The birth mother of our son, Brianna, lived clear across the country from us and every state has its own adoption laws. Being just 15 years old, she really wanted to choose adoption, but the laws and other circumstances in her state were really complicating things. So, after brainstorming some ideas, she came out to where we live here in Idaho. Not only did she come here to have the baby, but to avoid traveling within the last 2 months of her pregnancy, she came 2 months before the birth and guess who she stayed with... yup. We had another place lined up for her to stay, but we hit it off so well that she just stayed with us through Christmans and New Years and up till the birth. Talk about really getting to know each other!

#3: Did your adopted child have contact with their birth parents? And how did that affect your family?
we still talk all the time. My wife talks to Brianna a lot more than I do, and our 2 year old son isn't really much of a telephone talker yet, but we talk and internet chat, Facebook, blog, all that stuff. We have a blog set up just for her to share with her photos and news and everything like that.

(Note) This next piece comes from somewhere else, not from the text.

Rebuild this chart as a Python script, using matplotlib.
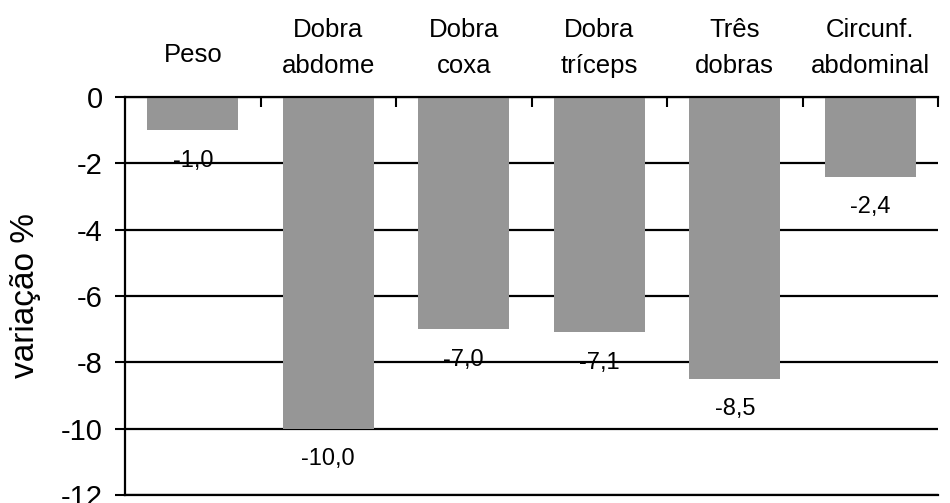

#4: What would you say was the most important lesson you learned from both your adoption, and writing Open Adoption, Open Heart?
Open adoption is not just something that you do. It's not just something that happens and you move on with your life. It's something that changes the path your life is heading on. The day our child was placed into our home was not the end of our adoption story- just like it's not the end of the book. It's actually the middle. The relationship we have built with the birth mother is absolutely 100% priceless for all of us involved, yet, it did take work to get there and it's amazing.

#5: How do you feel about reaching people with your work who haven't adopted and don't plan to?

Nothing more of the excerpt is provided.